__INPUT ROWS__:
# # # #
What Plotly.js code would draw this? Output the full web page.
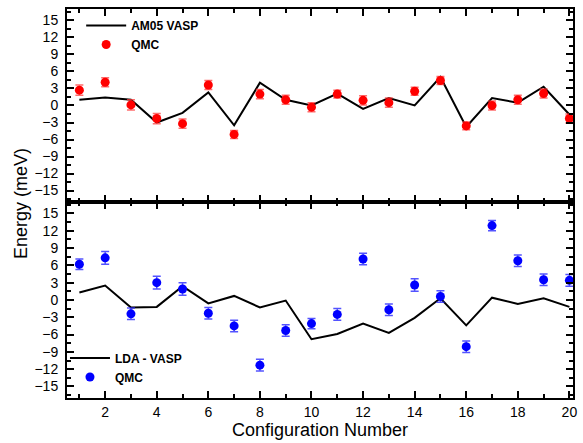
<!DOCTYPE html>
<html>
<head>
<meta charset="utf-8">
<script src="https://cdn.plot.ly/plotly-3.0.1.min.js"></script>
<style>html,body{margin:0;padding:0;background:#fff;}#chart{width:583px;height:443px;}</style>
</head>
<body>
<div id="chart"></div>
<script>
const configs = [1,2,3,4,5,6,7,8,9,10,11,12,13,14,15,16,17,18,19,20];
const am05Vasp = [1.0,1.4,1.0,-3.0,-1.3,2.3,-3.5,4.0,1.0,0.0,2.1,-0.6,1.3,0.0,5.0,-3.8,1.3,0.5,3.3,-1.6];
const qmcTop = [2.7,4.1,0.1,-2.3,-3.2,3.6,-5.1,2.0,1.0,-0.3,2.0,0.9,0.5,2.5,4.4,-3.6,0.0,1.0,2.1,-2.3];
const qmcTopErr = [0.9,0.8,0.9,0.9,0.8,0.8,0.7,0.8,0.8,0.8,0.7,0.8,0.8,0.7,0.7,0.7,0.8,0.8,0.8,0.8];
const ldaVasp = [1.3,2.5,-1.3,-1.2,2.4,-0.6,0.7,-1.3,-0.1,-6.8,-5.9,-4.1,-5.7,-3.1,0.3,-4.4,0.4,-0.7,0.3,-1.2];
const qmcBot = [6.2,7.3,-2.4,3.0,1.9,-2.3,-4.5,-11.3,-5.3,-4.1,-2.5,7.1,-1.7,2.6,0.6,-8.1,12.9,6.8,3.5,3.4];
const qmcBotErr = [0.9,1.1,1.0,1.1,1.1,1.0,1.0,1.0,1.0,0.9,1.0,1.0,1.0,1.1,1.0,1.0,0.9,1.0,1.0,1.0];
const yTickVals = [-15,-12,-9,-6,-3,0,3,6,9,12,15];
const xTickVals = [2,4,6,8,10,12,14,16,18,20];

const font = 'Liberation Sans, Arial, sans-serif';

const traces = [
  {x: configs, y: am05Vasp, xaxis:'x2', yaxis:'y2', mode:'lines', name:'AM05 VASP',
   line:{color:'#000', width:2}, legend:'legend'},
  {x: configs, y: qmcTop, xaxis:'x2', yaxis:'y2', mode:'markers', name:'QMC', cliponaxis:false,
   marker:{color:'#ff0000', size:9},
   error_y:{type:'data', array: qmcTopErr, visible:true, color:'rgba(255,60,60,0.75)', thickness:1.5, width:4},
   legend:'legend'},
  {x: configs, y: ldaVasp, xaxis:'x', yaxis:'y', mode:'lines', name:'LDA - VASP',
   line:{color:'#000', width:2}, legend:'legend2'},
  {x: configs, y: qmcBot, xaxis:'x', yaxis:'y', mode:'markers', name:'QMC', cliponaxis:false,
   marker:{color:'#0000ff', size:9},
   error_y:{type:'data', array: qmcBotErr, visible:true, color:'rgba(40,40,255,0.8)', thickness:1.5, width:4},
   legend:'legend2'}
];

function xax(anchor, showLabels){
  return {
    anchor: anchor, range:[0.52,20.14], tickvals: xTickVals, showticklabels: showLabels,
    ticks:'inside', ticklen:7, tickwidth:2, tickcolor:'#000',
    showline:true, linewidth:2, linecolor:'#000', mirror:'ticks',
    showgrid:false, zeroline:false,
    minor:{tickvals: configs, ticks:'inside', ticklen:4, tickwidth:2, tickcolor:'#000', showgrid:false},
    tickfont:{family:font, size:14, color:'#000'}
  };
}
function yax(domain, anchor){
  return {
    domain: domain, anchor: anchor, range:[-17,17], tickvals: yTickVals,
    ticks:'inside', ticklen:7, tickwidth:2, tickcolor:'#000',
    showline:true, linewidth:2, linecolor:'#000', mirror:'ticks',
    showgrid:false, zeroline:false, ticklabelstandoff:4,
    minor:{dtick:1.5, tick0:0, ticks:'inside', ticklen:4, tickwidth:2, tickcolor:'#000', showgrid:false},
    tickfont:{family:font, size:14, color:'#000'}
  };
}

const layout = {
  width:583, height:443,
  margin:{l:67, r:10, t:9, b:45},
  paper_bgcolor:'#fff', plot_bgcolor:'#fff',
  font:{family:font, color:'#000'},
  xaxis: xax('y', true),
  yaxis: yax([0,0.504],'x'),
  xaxis2: xax('y2', false),
  yaxis2: yax([0.504,1],'x2'),
  legend:{x:0.028, y:0.995, xanchor:'left', yanchor:'top', bgcolor:'rgba(0,0,0,0)',
    font:{family:font, size:12, weight:'bold', color:'#000'}, tracegroupgap:0, itemwidth:40},
  legend2:{x:-0.004, y:0.14, xanchor:'left', yanchor:'top', bgcolor:'rgba(0,0,0,0)',
    font:{family:font, size:12, weight:'bold', color:'#000'}, tracegroupgap:0, itemwidth:40},
  annotations:[
    {text:'Energy (meV)', xref:'paper', yref:'paper', x:-0.092, y:0.5, textangle:-90,
     showarrow:false, font:{family:font, size:18, color:'#000'}, xanchor:'center', yanchor:'middle'},
    {text:'Configuration Number', xref:'paper', yref:'paper', x:0.5, y:-0.052, yanchor:'top',
     showarrow:false, font:{family:font, size:18, color:'#000'}}
  ]
};

Plotly.newPlot('chart', traces, layout, {displayModeBar:false, staticPlot:true});
</script>
</body>
</html>
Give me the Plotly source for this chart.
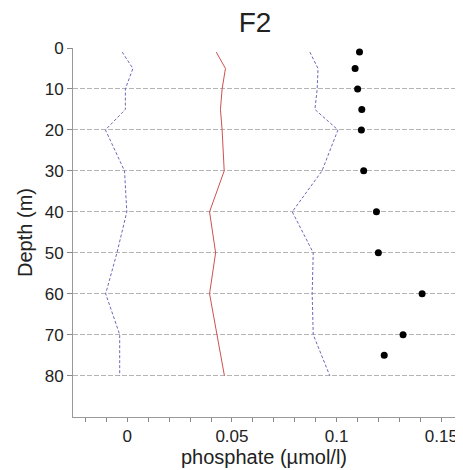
import plotly.graph_objects as go

line_depth = [1, 5, 10, 15, 20, 30, 40, 50, 60, 70, 80]
mean_vals = [0.0425, 0.0469, 0.0453, 0.0445, 0.0453, 0.0463, 0.0393, 0.0422, 0.0393, 0.0428, 0.0464]
lower_vals = [-0.0024, 0.0027, -0.0009, -0.0009, -0.0104, -0.0013, -0.0002, -0.0049, -0.0103, -0.0036, -0.0036]
upper_vals = [0.0872, 0.0911, 0.0907, 0.0896, 0.1006, 0.0930, 0.0788, 0.0888, 0.0883, 0.0888, 0.0967]

obs_depth = [1, 5, 10, 15, 20, 30, 40, 50, 60, 70, 75]
obs_vals = [0.1109, 0.1088, 0.1100, 0.1120, 0.1118, 0.1129, 0.1190, 0.1199, 0.1408, 0.1317, 0.1227]

x_tickvals = [0, 0.05, 0.1, 0.15]
x_ticktext = ["0", "0.05", "0.1", "0.15"]
y_tickvals = [0, 10, 20, 30, 40, 50, 60, 70, 80]

FONT = "Liberation Sans, Arial, sans-serif"

fig = go.Figure()
fig.add_trace(go.Scatter(x=lower_vals, y=line_depth, mode="lines",
                         line=dict(color="#6a6ab8", width=1, dash="3px,2px")))
fig.add_trace(go.Scatter(x=upper_vals, y=line_depth, mode="lines",
                         line=dict(color="#6a6ab8", width=1, dash="3px,2px")))
fig.add_trace(go.Scatter(x=mean_vals, y=line_depth, mode="lines",
                         line=dict(color="#d05050", width=1)))
fig.add_trace(go.Scatter(x=obs_vals, y=obs_depth, mode="markers",
                         marker=dict(color="black", size=7)))

# page body has an 8px margin, so the figure is sized 8px smaller and shifted accordingly
fig.update_layout(
    width=455, height=462,
    margin=dict(l=65, r=5, t=40, b=53),
    paper_bgcolor="white", plot_bgcolor="white",
    showlegend=False,
    font=dict(family=FONT, color="#222", size=17),
    title=dict(text="F2", x=0.543, xanchor="center", y=0.99, yanchor="top",
               font=dict(size=28, family=FONT, color="#222")),
    xaxis=dict(range=[-0.0259, 0.1565], tickvals=x_tickvals, ticktext=x_ticktext,
               ticks="outside", ticklen=4, tickcolor="#888", showgrid=False,
               showline=True, linecolor="#999", linewidth=1, zeroline=False,
               minor=dict(dtick=0.01, tick0=0, ticks="outside", ticklen=4, tickcolor="#888", showgrid=False),
               title=dict(text="phosphate (µmol/l)", font=dict(size=20), standoff=2),
               tickfont=dict(size=17)),
    yaxis=dict(range=[90.1, 0], tickvals=y_tickvals, ticks="outside", ticklen=5,
               tickcolor="#888", showgrid=True, gridcolor="#b4b4b4", griddash="5px,2px",
               gridwidth=1, showline=True, linecolor="#999", linewidth=1, zeroline=False,
               title=dict(text="Depth (m)", font=dict(size=20), standoff=6),
               tickfont=dict(size=17)),
)

fig.write_html("out.html")
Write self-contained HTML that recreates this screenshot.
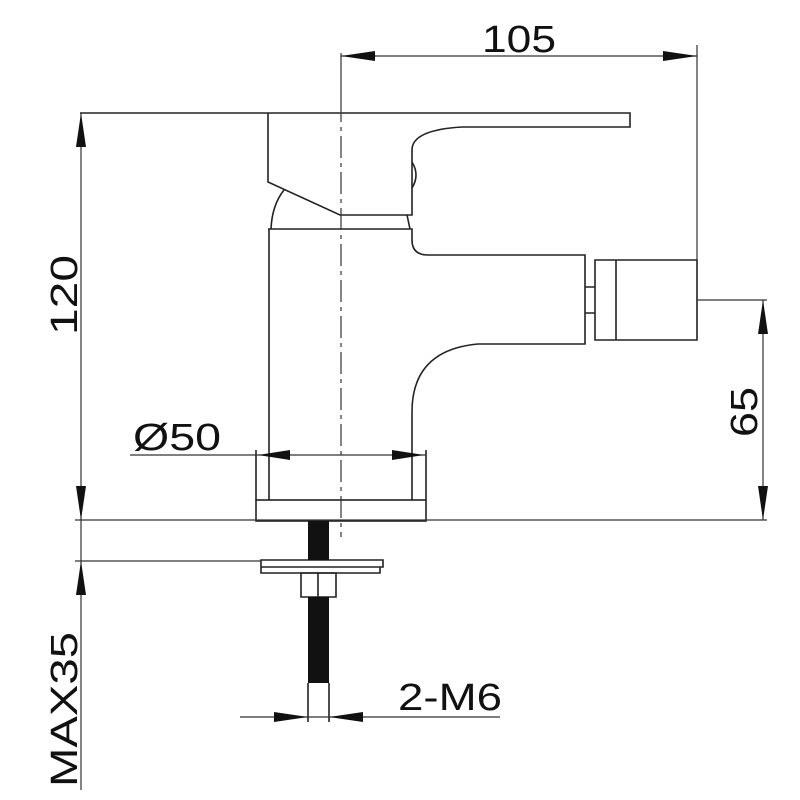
<!DOCTYPE html>
<html><head><style>html,body{margin:0;padding:0;background:#fff}svg{display:block}</style></head>
<body>
<svg width="800" height="800" viewBox="0 0 800 800" xmlns="http://www.w3.org/2000/svg">
<g fill="none" stroke="#222" stroke-width="1.6">
<!-- handle -->
<path d="M80 113 H630 V127 H462 Q412 130 412 150 V215 H340 L268 182 V113"/>
<path d="M412 162 Q420 175 412 188"/>
<path d="M284 190 Q272 205 271 229"/>
<path d="M407 215 L410 229"/>
<!-- body -->
<path d="M268 229 H412 V240 Q412 255 428 255 H585 V344 H478 Q412 350 412 412 V500"/>
<path d="M269 229 V500"/>
<!-- nozzle -->
<path d="M595 260 H697 V340 H595 Z M616 260 V340 M585 287 H595 M585 313 H595"/>
<!-- base -->
<rect x="256" y="500" width="170" height="21"/>
<path d="M256 450 V500 M426 450 V500"/>
<!-- washer and nut -->
<path d="M261 560 H383 V567 H261 Z M261 567 V573 H380 V567"/>
<path d="M301 573 H336 V597 H301 Z M318 573 V597"/>
<!-- rod lower white -->
<path d="M308 683 V722 M329 683 V722"/>
</g>
<rect x="308" y="521" width="21" height="39" fill="#111"/>
<rect x="308" y="597" width="21" height="86" fill="#111"/>
<!-- thin dimension lines -->
<g fill="none" stroke="#333" stroke-width="1.2">
<path d="M341 53 V100"/>
<path d="M341 100 V537" stroke-dasharray="22 5 4 5"/>
<path d="M341 56 H697 M697 45 V298 M697 300 H767 M763 300 V520"/>
<path d="M75 520 H767 M75 561 H261 M81 113 V790"/>
<path d="M130 455 H426"/>
<path d="M240 717 H500"/>
</g>
<g fill="#111">
<!-- 105 arrows -->
<path d="M341 56 L375 51 L375 61 Z"/><path d="M697 56 L663 51 L663 61 Z"/>
<!-- 120 -->
<path d="M81 113 L76 147 L86 147 Z"/><path d="M81 520 L76 486 L86 486 Z"/>
<!-- MAX35 -->
<path d="M81 561 L76 595 L86 595 Z"/>
<!-- 65 -->
<path d="M763 300 L758 334 L768 334 Z"/><path d="M763 520 L758 486 L768 486 Z"/>
<!-- Ø50 -->
<path d="M258 455 L290 450 L290 460 Z"/><path d="M424 455 L392 450 L392 460 Z"/>
<!-- 2-M6 -->
<path d="M308 717 L274 712 L274 722 Z"/><path d="M329 717 L363 712 L363 722 Z"/>
</g>
<g font-family="Liberation Sans, sans-serif" font-size="38" fill="#111">
<text x="482" y="52" textLength="74" lengthAdjust="spacingAndGlyphs">105</text>
<text x="133" y="450" textLength="88" lengthAdjust="spacingAndGlyphs">Ø50</text>
<text x="398" y="710" textLength="104" lengthAdjust="spacingAndGlyphs">2-M6</text>
<text transform="translate(77 335) rotate(-90)" textLength="80" lengthAdjust="spacingAndGlyphs">120</text>
<text transform="translate(757 437) rotate(-90)" textLength="50" lengthAdjust="spacingAndGlyphs">65</text>
<text transform="translate(77 787) rotate(-90)" textLength="155" lengthAdjust="spacingAndGlyphs">MAX35</text>
</g>
</svg>
</body></html>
# # # #
__WHAT TO WORK ON__:
Only the lines from the start of the records through the line containing "const font = 'Liberation" should be repeated, word for word, with the pictures left out.

__FINISHED ANSWER__:
What Plotly.js code would draw this? Output the full web page.
<!DOCTYPE html>
<html>
<head>
<meta charset="utf-8">
<script src="https://cdn.plot.ly/plotly-3.0.1.min.js"></script>
<style>html,body{margin:0;padding:0;background:#fff;}#chart{width:583px;height:443px;}</style>
</head>
<body>
<div id="chart"></div>
<script>
const configs = [1,2,3,4,5,6,7,8,9,10,11,12,13,14,15,16,17,18,19,20];
const am05Vasp = [1.0,1.4,1.0,-3.0,-1.3,2.3,-3.5,4.0,1.0,0.0,2.1,-0.6,1.3,0.0,5.0,-3.8,1.3,0.5,3.3,-1.6];
const qmcTop = [2.7,4.1,0.1,-2.3,-3.2,3.6,-5.1,2.0,1.0,-0.3,2.0,0.9,0.5,2.5,4.4,-3.6,0.0,1.0,2.1,-2.3];
const qmcTopErr = [0.9,0.8,0.9,0.9,0.8,0.8,0.7,0.8,0.8,0.8,0.7,0.8,0.8,0.7,0.7,0.7,0.8,0.8,0.8,0.8];
const ldaVasp = [1.3,2.5,-1.3,-1.2,2.4,-0.6,0.7,-1.3,-0.1,-6.8,-5.9,-4.1,-5.7,-3.1,0.3,-4.4,0.4,-0.7,0.3,-1.2];
const qmcBot = [6.2,7.3,-2.4,3.0,1.9,-2.3,-4.5,-11.3,-5.3,-4.1,-2.5,7.1,-1.7,2.6,0.6,-8.1,12.9,6.8,3.5,3.4];
const qmcBotErr = [0.9,1.1,1.0,1.1,1.1,1.0,1.0,1.0,1.0,0.9,1.0,1.0,1.0,1.1,1.0,1.0,0.9,1.0,1.0,1.0];
const yTickVals = [-15,-12,-9,-6,-3,0,3,6,9,12,15];
const xTickVals = [2,4,6,8,10,12,14,16,18,20];

const font = 'Liberation Sans, Arial, sans-serif';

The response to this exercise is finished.